Il souhaite poursuivre l’amélioration de la qualité de vie sur ses campus, en impliquant notamment ses usagers (environ 75 000 étudiants et personnels) dans une démarche de consultation pérenne. L’Université a fait appel aux outils et à l’accompagnement de ConsultVox pour réaliser, avec elle, de premières séquences participatives.
Entre avril et juin 2019, elle a organisé un appel à idées auprès de ses étudiants et ses personnels pour savoir quels dispositifs ou aménagements ils souhaiteraient afin d’améliorer leur quotidien. Cet appel à idées s’est fait directement en ligne et concernait l’ensemble des campus de l’Université.
Afin d’interpeller sur cette consultation en ligne, des affiches connectées ont été placées sur différents campus au cours du mois de mai 2019. Un lien et un QR code renvoyaient vers la plateforme en ligne.
Cet appel à idées constitue une première consultation en préfiguration du budget participatif qui aura lieu à la rentrée prochaine.

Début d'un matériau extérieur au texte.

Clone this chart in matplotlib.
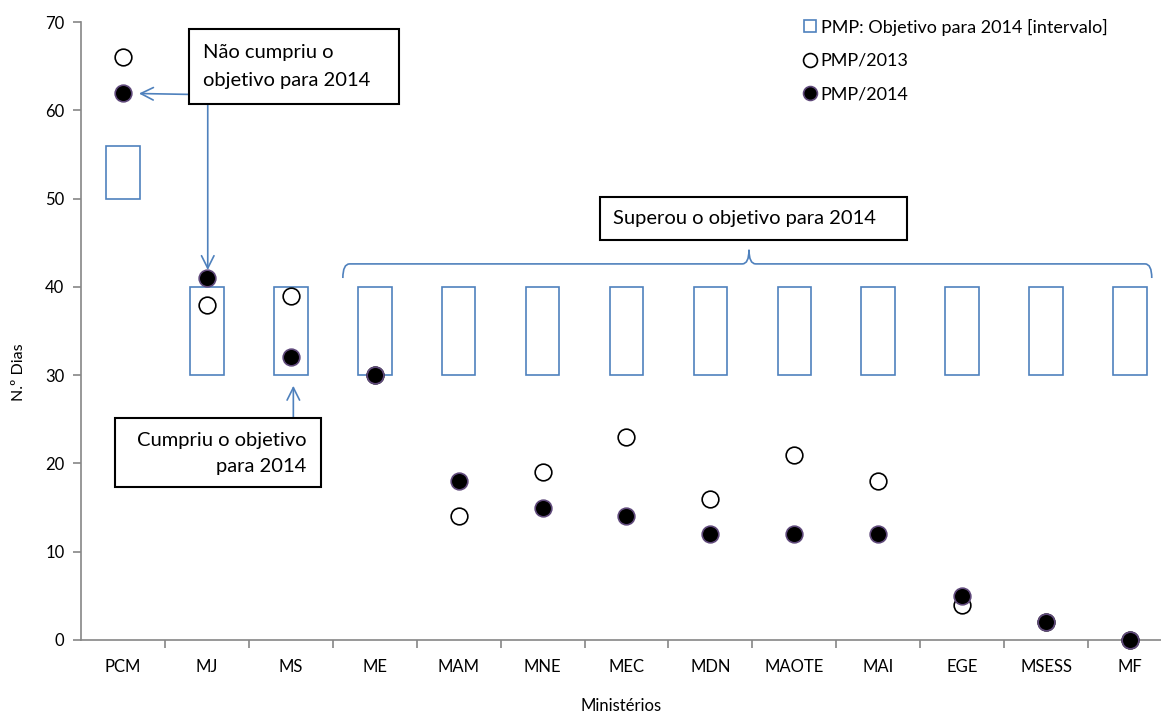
import matplotlib.pyplot as plt
import numpy as np
from matplotlib.patches import Rectangle, PathPatch
from matplotlib.path import Path
from matplotlib.lines import Line2D

plt.rcParams['font.family'] = ['Lato', 'DejaVu Sans']

# Dados
ministerios = ["PCM", "MJ", "MS", "ME", "MAM", "MNE", "MEC", "MDN", "MAOTE", "MAI", "EGE", "MSESS", "MF"]
objetivo_min = [50, 30, 30, 30, 30, 30, 30, 30, 30, 30, 30, 30, 30]
objetivo_max = [56, 40, 40, 40, 40, 40, 40, 40, 40, 40, 40, 40, 40]
pmp_2013 = [66, 38, 39, 30, 14, 19, 23, 16, 21, 18, 4, 2, 0]
pmp_2014 = [62, 41, 32, 30, 18, 15, 14, 12, 12, 12, 5, 2, 0]

azul = '#4F81BD'
cinza = '#868686'

fig = plt.figure(figsize=(11.61, 7.17), dpi=100)
ax = fig.add_axes([0.0698, 0.1074, 0.9302, 0.8619])

x = np.arange(len(ministerios))
alturas = [hi - lo for lo, hi in zip(objetivo_min, objetivo_max)]
ax.bar(x, alturas, bottom=objetivo_min, width=0.4, fill=False,
       edgecolor=azul, linewidth=1.2, zorder=2)
ax.plot(x, pmp_2013, 'o', ms=12, mfc='white', mec='black', mew=1.2,
        linestyle='none', zorder=3, clip_on=False)
ax.plot(x, pmp_2014, 'o', ms=12, mfc='black', mec='#5F497A', mew=1.2,
        linestyle='none', zorder=4, clip_on=False)

ax.set_xlim(-0.5, 12.37)
ax.set_ylim(0, 70)
ax.set_yticks(range(0, 71, 10))
ax.set_xticks(x)
ax.set_xticklabels(ministerios)
ax.set_xticks(np.arange(0.5, 12.5, 1), minor=True)
ax.tick_params(axis='x', which='major', length=0, pad=14, labelsize=12)
ax.tick_params(axis='x', which='minor', length=6, color=cinza, width=1.2)
ax.tick_params(axis='y', length=6, color=cinza, width=1.2, labelsize=12, pad=6)
for s in ['top', 'right']:
    ax.spines[s].set_visible(False)
for s in ['left', 'bottom']:
    ax.spines[s].set_color(cinza)
    ax.spines[s].set_linewidth(1.2)

ax.set_xlabel("Ministérios", fontsize=12, labelpad=16)
fig.text(0.016, 0.481, "N.º Dias", rotation=90, fontsize=11.5, ha='center', va='center')

# Legenda
handles = [
    Line2D([], [], marker='s', ms=9, mfc='white', mec=azul, mew=1.2, linestyle='none'),
    Line2D([], [], marker='o', ms=10, mfc='white', mec='black', mew=1.2, linestyle='none'),
    Line2D([], [], marker='o', ms=10, mfc='black', mec='#5F497A', mew=1.2, linestyle='none'),
]
labels = ["PMP: Objetivo para 2014 [intervalo]", "PMP/2013", "PMP/2014"]
fig.legend(handles, labels, loc='upper left', bbox_to_anchor=(0.685, 0.984),
           frameon=False, fontsize=13, handlelength=0.8, handletextpad=0.2,
           labelspacing=0.95, borderaxespad=0)

# Caixas de texto
def caixa(x0, x1, y0, y1):
    ax.add_patch(Rectangle((x0, y0), x1 - x0, y1 - y0, fill=True, facecolor='white',
                           edgecolor='black', linewidth=1.5, zorder=6, clip_on=False))

caixa(0.79, 3.29, 60.7, 69.2)
ax.text(0.95, 66.5, "Não cumpriu o", fontsize=14.5, va='center', ha='left', zorder=7)
ax.text(0.95, 63.4, "objetivo para 2014", fontsize=14.5, va='center', ha='left', zorder=7)

caixa(-0.10, 2.36, 17.33, 25.14)
ax.text(2.19, 22.65, "Cumpriu o objetivo", fontsize=14.5, va='center', ha='right', zorder=7)
ax.text(2.19, 19.6, "para 2014", fontsize=14.5, va='center', ha='right', zorder=7)

caixa(5.69, 9.34, 45.3, 50.2)
ax.text(5.84, 47.8, "Superou o objetivo para 2014", fontsize=14.5, va='center', ha='left', zorder=7)

# Setas
seta = dict(arrowstyle='->,head_length=0.9,head_width=0.45', color=azul, lw=1.2,
            shrinkA=0, shrinkB=0)
ax.annotate("", xy=(0.19, 61.9), xytext=(0.79, 61.8), arrowprops=seta, zorder=5)
ax.annotate("", xy=(1.01, 41.9), xytext=(1.01, 60.7), arrowprops=seta, zorder=5)
ax.annotate("", xy=(2.03, 28.8), xytext=(2.03, 25.14), arrowprops=seta, zorder=5)

# Chaveta
xl, xr, xc = 2.62, 12.26, 7.46
yb, ym, yt = 41.0, 42.6, 44.2
dx = 0.08
verts = [(xl, yb), (xl, ym), (xl + dx, ym),
         (xc - dx, ym), (xc, ym), (xc, yt),
         (xc, ym), (xc + dx, ym),
         (xr - dx, ym), (xr, ym), (xr, yb)]
codes = [Path.MOVETO, Path.CURVE3, Path.CURVE3,
         Path.LINETO, Path.CURVE3, Path.CURVE3,
         Path.CURVE3, Path.CURVE3,
         Path.LINETO, Path.CURVE3, Path.CURVE3]
ax.add_patch(PathPatch(Path(verts, codes), fill=False, edgecolor=azul, lw=1.2,
                       zorder=5, clip_on=False))

fig.savefig("out.png", dpi=100)
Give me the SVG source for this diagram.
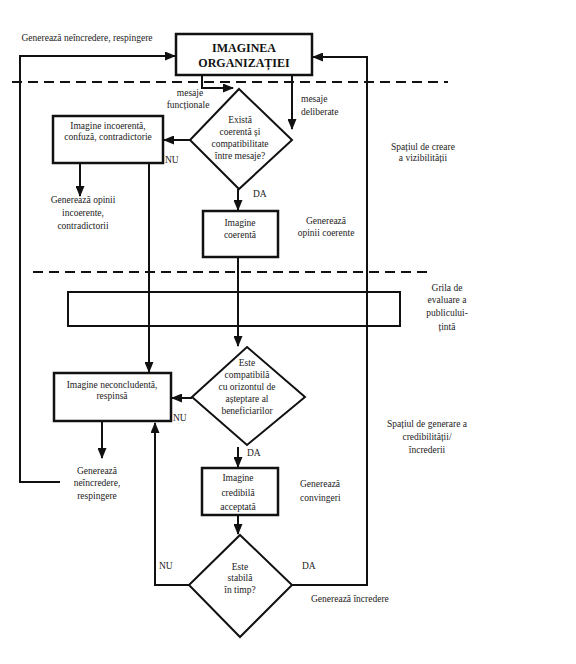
<svg xmlns="http://www.w3.org/2000/svg" width="576" height="664" viewBox="0 0 576 664" font-family="'Liberation Serif', 'DejaVu Serif', serif">
<defs>
<marker id="ah" markerUnits="userSpaceOnUse" markerWidth="11" markerHeight="9" refX="10" refY="4.5" orient="auto"><path d="M0,0 L11,4.5 L0,9 z" fill="#111"/></marker>
<style>
text{font-family:'Liberation Serif','Times New Roman',serif;font-size:9.5px;fill:#222}
.c{text-anchor:middle}
.b{font-weight:bold;font-size:12px;fill:#111}
.box{fill:#fff;stroke:#111;stroke-width:2.5}
.dia{fill:#fff;stroke:#111;stroke-width:2}
.arr{fill:none;stroke:#111;stroke-width:2;marker-end:url(#ah)}
.dash{fill:none;stroke:#111;stroke-width:2.2;stroke-dasharray:10 6}
</style>
</defs>
<rect width="576" height="664" fill="#fff"/>
<g id="zones">
<path class="dash" d="M12,82 L448,82"/>
<path class="dash" d="M33,272 L428,272"/>
<rect id="grila" x="68" y="292" width="332" height="34" fill="none" stroke="#111" stroke-width="2"/>
</g>
<g id="connectors">
<path class="arr" d="M60,482 L20,482 L20,56 L175,56"/>
<path class="arr" d="M292,585 L367,585 L367,57 L313,57"/>
<path class="arr" d="M189,585 L155,585 L155,423"/>
<path class="arr" d="M202,76 L202,88 L233,88"/>
<path class="arr" d="M292,76 L292,129"/>
<path class="arr" d="M190,140 L164,140"/>
<path class="arr" d="M80,164 L80,196"/>
<path class="arr" d="M149,164 L149,372"/>
<path class="arr" d="M238,189 L238,210"/>
<path class="arr" d="M238,258 L238,346"/>
<path class="arr" d="M192,398 L172,398"/>
<path class="arr" d="M102,422 L102,458"/>
<path class="arr" d="M238,447 L238,467"/>
<path class="arr" d="M238,516 L238,534"/>
</g>
<g id="imaginea">
<rect class="box" x="176" y="34" width="136" height="41"/>
<text class="c b" x="244" y="52">IMAGINEA</text>
<text class="c b" x="244" y="67">ORGANIZAȚIEI</text>
</g>
<g id="decizie1">
<path class="dia" d="M239,89 L292,140 L239,189 L190,140 z"/>
<text class="c" x="240" y="123">Există</text>
<text class="c" x="240" y="135">coerentă și</text>
<text class="c" x="240" y="147">compatibilitate</text>
<text class="c" x="240" y="159">între mesaje?</text>
</g>
<g id="incoerenta">
<rect class="box" x="53" y="116" width="110" height="47"/>
<text class="c" x="108" y="129">Imagine incoerentă,</text>
<text class="c" x="108" y="140">confuză, contradictorie</text>
</g>
<g id="coerenta">
<rect class="box" x="203" y="211" width="75" height="46"/>
<text class="c" x="240" y="226">Imagine</text>
<text class="c" x="240" y="238">coerentă</text>
</g>
<g id="decizie2">
<path class="dia" d="M247,347 L305,397 L247,445 L192,397 z"/>
<text class="c" x="247" y="366">Este</text>
<text class="c" x="247" y="378">compatibilă</text>
<text class="c" x="247" y="390">cu orizontul de</text>
<text class="c" x="247" y="402">așteptare al</text>
<text class="c" x="247" y="414">beneficiarilor</text>
</g>
<g id="neconcludenta">
<rect class="box" x="54" y="373" width="117" height="48"/>
<text class="c" x="112" y="388">Imagine neconcludentă,</text>
<text class="c" x="112" y="399">respinsă</text>
</g>
<g id="credibila">
<rect class="box" x="202" y="468" width="76" height="47"/>
<text class="c" x="238" y="481">Imagine</text>
<text class="c" x="238" y="496">credibilă</text>
<text class="c" x="238" y="510">acceptată</text>
</g>
<g id="decizie3">
<path class="dia" d="M240,535 L292,585 L240,637 L189,585 z"/>
<text class="c" x="240" y="570">Este</text>
<text class="c" x="240" y="581">stabilă</text>
<text class="c" x="240" y="593">în timp?</text>
</g>
<g id="labels">
<text class="c" x="87" y="41">Generează neîncredere, respingere</text>
<text class="c" x="190" y="96">mesaje</text>
<text class="c" x="188" y="108">funcționale</text>
<text x="301" y="102">mesaje</text>
<text x="301" y="115">deliberate</text>
<text x="165" y="163">NU</text>
<text x="253" y="197">DA</text>
<text class="c" x="83" y="203">Generează opinii</text>
<text class="c" x="83" y="216">incoerente,</text>
<text class="c" x="83" y="229">contradictorii</text>
<text class="c" x="326" y="224">Generează</text>
<text class="c" x="326" y="236">opinii coerente</text>
<text class="c" x="423" y="150">Spațiul de creare</text>
<text class="c" x="423" y="161">a vizibilității</text>
<text class="c" x="447" y="291">Grila de</text>
<text class="c" x="447" y="303">evaluare a</text>
<text class="c" x="447" y="316">publicului-</text>
<text class="c" x="447" y="330">țintă</text>
<text x="173" y="421">NU</text>
<text x="247" y="456">DA</text>
<text class="c" x="97" y="474">Generează</text>
<text class="c" x="97" y="486">neîncredere,</text>
<text class="c" x="97" y="499">respingere</text>
<text x="300" y="487">Generează</text>
<text x="300" y="501">convingeri</text>
<text class="c" x="427" y="427">Spațiul de generare a</text>
<text class="c" x="427" y="440">credibilității/</text>
<text class="c" x="427" y="453">încrederii</text>
<text x="159" y="569">NU</text>
<text x="302" y="569">DA</text>
<text x="311" y="602">Generează încredere</text>
</g>
</svg>
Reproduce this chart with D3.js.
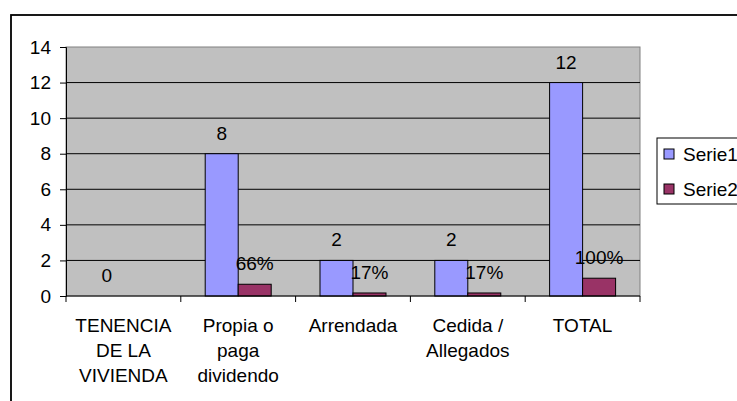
<!DOCTYPE html>
<html>
<head>
<meta charset="utf-8">
<script src="https://cdn.jsdelivr.net/npm/d3@7"></script>
<style>
  html, body { margin: 0; padding: 0; background: #fff; }
  svg { display: block; font-family: "Liberation Sans", Arial, sans-serif; }
</style>
</head>
<body>
<script>
// chart data
const categories = [["TENENCIA", "DE LA", "VIVIENDA"], ["Propia o", "paga", "dividendo"], ["Arrendada"], ["Cedida /", "Allegados"], ["TOTAL"]];
const serie1 = [0, 8, 2, 2, 12];
const serie2 = [null, 0.66, 0.17, 0.17, 1];
const serie2Labels = [null, "66%", "17%", "17%", "100%"];
const yTicks = [0, 2, 4, 6, 8, 10, 12, 14];
const seriesNames = ["Serie1", "Serie2"];
const colors = ["#9999FF", "#993366"];

const width = 737, height = 401;
const plot = { left: 66, top: 47, right: 640, bottom: 296 };
const fontSize = 19;

const svg = d3.select("body").append("svg")
    .attr("width", width)
    .attr("height", height);

// outer chart border (cut off at right and bottom)
svg.append("rect")
    .attr("x", 11).attr("y", 15)
    .attr("width", width + 20).attr("height", height + 20)
    .attr("fill", "#fff")
    .attr("stroke", "#000")
    .attr("stroke-width", 1.8);

const x = d3.scaleBand()
    .domain(d3.range(categories.length))
    .range([plot.left, plot.right]);
const inner = d3.scaleBand()
    .domain([0, 1])
    .range([0, 66])
    .paddingInner(0);
const y = d3.scaleLinear()
    .domain([0, 14])
    .range([plot.bottom, plot.top]);

// plot area
svg.append("rect")
    .attr("x", plot.left).attr("y", plot.top)
    .attr("width", plot.right - plot.left).attr("height", plot.bottom - plot.top)
    .attr("fill", "#C0C0C0")
    .attr("stroke", "#808080")
    .attr("stroke-width", 1);

// gridlines
svg.append("g")
    .selectAll("line")
    .data(yTicks.slice(1, -1))
    .join("line")
    .attr("x1", plot.left).attr("x2", plot.right)
    .attr("y1", d => y(d)).attr("y2", d => y(d))
    .attr("stroke", "#000")
    .attr("stroke-width", 1);

// y axis
const yAxis = svg.append("g")
    .attr("transform", `translate(${plot.left},0)`)
    .call(d3.axisLeft(y).tickValues(yTicks).tickSize(6).tickPadding(9));
yAxis.selectAll("text").attr("font-size", fontSize).attr("fill", "#000").attr("font-family", null);
yAxis.selectAll("line, path").attr("stroke", "#000");

const offset = (x.bandwidth() - inner.range()[1]) / 2;

// bars
const s1 = serie1.map((v, i) => ({ i, v, s: 0 }));
const s2 = serie2.map((v, i) => ({ i, v, s: 1, label: serie2Labels[i] })).filter(d => d.v != null);

svg.append("g")
    .selectAll("rect")
    .data(s1.concat(s2).filter(d => d.v > 0))
    .join("rect")
    .attr("x", d => x(d.i) + offset + inner(d.s))
    .attr("y", d => y(d.v))
    .attr("width", inner.bandwidth())
    .attr("height", d => y(0) - y(d.v))
    .attr("fill", d => colors[d.s])
    .attr("stroke", "#000")
    .attr("stroke-width", 1);

// x axis
const xAxis = svg.append("g")
    .attr("transform", `translate(0,${plot.bottom})`);
xAxis.append("line")
    .attr("x1", plot.left).attr("x2", plot.right)
    .attr("stroke", "#000");
xAxis.selectAll("line.tick")
    .data(d3.range(categories.length + 1))
    .join("line")
    .attr("class", "tick")
    .attr("x1", d => d < categories.length ? x(d) : plot.right)
    .attr("x2", d => d < categories.length ? x(d) : plot.right)
    .attr("y1", 0).attr("y2", 6)
    .attr("stroke", "#000");

const catLabels = svg.append("g")
    .attr("font-size", fontSize)
    .attr("text-anchor", "middle");
categories.forEach((lines, i) => {
    const t = catLabels.append("text")
        .attr("x", x(i) + x.bandwidth() / 2)
        .attr("y", plot.bottom + 36);
    lines.forEach((l, k) => {
        t.append("tspan")
            .attr("x", x(i) + x.bandwidth() / 2)
            .attr("dy", k === 0 ? 0 : 25)
            .text(l);
    });
});

// data labels
const labels = svg.append("g")
    .attr("font-size", fontSize)
    .attr("text-anchor", "middle");
labels.selectAll("text.s1")
    .data(s1)
    .join("text")
    .attr("class", "s1")
    .attr("x", d => x(d.i) + offset + inner(d.s) + inner.bandwidth() / 2)
    .attr("y", d => y(d.v) - 14)
    .text(d => d.v);
labels.selectAll("text.s2")
    .data(s2)
    .join("text")
    .attr("class", "s2")
    .attr("x", d => x(d.i) + offset + inner(d.s) + inner.bandwidth() / 2)
    .attr("y", d => y(d.v) - 14)
    .text(d => d.label);

// legend
const legend = svg.append("g").attr("transform", "translate(657,138)");
legend.append("rect")
    .attr("width", 100).attr("height", 66)
    .attr("fill", "#fff")
    .attr("stroke", "#000")
    .attr("stroke-width", 1);
seriesNames.forEach((name, i) => {
    const g = legend.append("g").attr("transform", `translate(0,${16 + i * 35})`);
    g.append("rect")
        .attr("x", 7).attr("y", -5)
        .attr("width", 10).attr("height", 10)
        .attr("fill", colors[i])
        .attr("stroke", "#000");
    g.append("text")
        .attr("x", 26).attr("y", 7)
        .attr("font-size", fontSize)
        .text(name);
});
</script>
</body>
</html>
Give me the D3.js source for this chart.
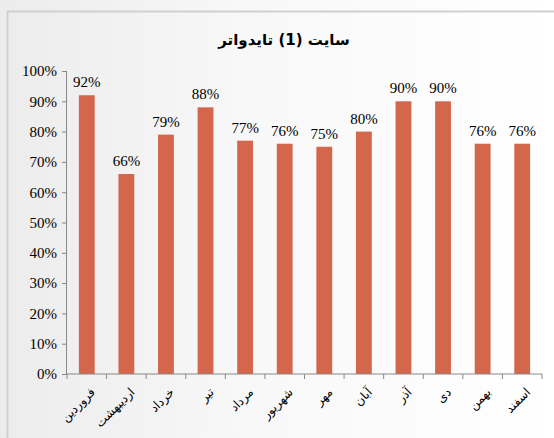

Si une partie des projets proposés dans le cadre de l’appel à idées pourra être réalisée à court terme, d’autres projets (qui nécessitent un temps de montage, d’analyse…) pourront être soumis au budget participatif.
Avec 232 participants pour 2 500 visiteurs, cette consultation a permis de dégager de premières thématiques de projets à suggérer (Environnement, lieux de vie, associations et solidarité, activités sportives et culturelle, mobilité…) pour le budget participatif à venir ; Et d’identifier les canaux d’information les plus pertinents pour développer une communication efficace dès la rentrée.
L’Université de Lille s’est engagée à répondre individuellement à chacune des contributions publiées sur l’appel à idées et à faire une synthèse globale des idées qui en ont émergées.
L’intelligence collective comme moyen de produire une décision partagée et concertée constitue une véritable opportunité. Notamment pour les Universités dont la vie de campus symbolise l’inclusion et le bien-être des étudiants et personnels.